Why Alpha misses the X-Factor

While the film sees Alia and Sharvari born with a special serum that gives them X-Men-like superpowers — they can hear enemy footsteps, even breathing, from kilometres away — Alpha itself lacks the X-factor it desperately needs to stand out.

This fixed template is what puts audiences off. Previous spy thrillers each had something unique about them: War had the teacher-disciple dynamic between Hrithik and Tiger; Ek Tha Tiger had Salman Khan and Katrina Kaif’s onscreen pairing, fun comedic elements, and a globe-trotting spy-action thriller with Katrina wining hearts performing high-end stunts herself; Pathaan had Shah Rukh Khan’s stardom and emotional appeal, not to mention it also marked SRK’s comeback to screen after 4 year hiatus and that became a huge attraction for his fans.

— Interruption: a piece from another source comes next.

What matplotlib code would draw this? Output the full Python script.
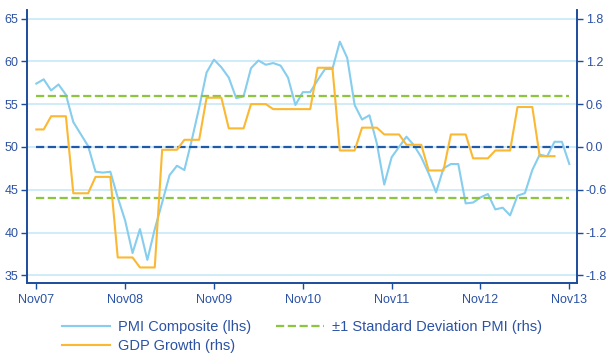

But what is the USP of Alpha? The makers could have explored Alia and Sharvari’s sister characters more deeply and developed the emotional depth the film sorely lacks. At one point in the climax, Sharvari and Anil conveniently leave the frame entirely to let Alia have her moment and fight Bobby alone. The audience can easily hear the writer’s thoughts at this point. In the end, Alpha doesn’t give you anything to remember it by — it’s forgotten the moment you exit the theatre.

The trial room effect

Though Alpha and Dhurandhar are films from different universes, releasing a spy thriller in the age of Dhurandhar is risky business for everyone. What audiences miss after watching Alpha is the relatability and connection to the characters. The film’s storyline — written by Uday Chopra, Ishita Moitra, and Shridhar Raghavan — follows a set template, which is why Alia’s performance feels like a mash-up of every actioner we’ve already seen.

This also brought to mind Anurag Kashyap’s words about Yash Raj Films. In 2022, he told Galatta Plus, “Here cinema is largely controlled by those people, and that too second generation, that has grown up in trial rooms. They have not lived life. So their referencing is based on cinema. What is not on screen can’t be cinema to them. The biggest problem with YRF is the trial room effect. You take a story, and you want to make a Pirates of the Caribbean out of it, and it becomes Thugs of Hindostan. You take a story, and you want to make a Mad Max: Fury Road out of it, and it becomes Shamshera. The moment you head in that direction, you’re cheating yourself, especially in today’s time.”

That, in the end, is Alpha’s real problem. It isn’t that Alia Bhatt can’t carry an action film — she clearly can. The problem is that Alpha never discovers its own identity and hence feels more assembled than authored.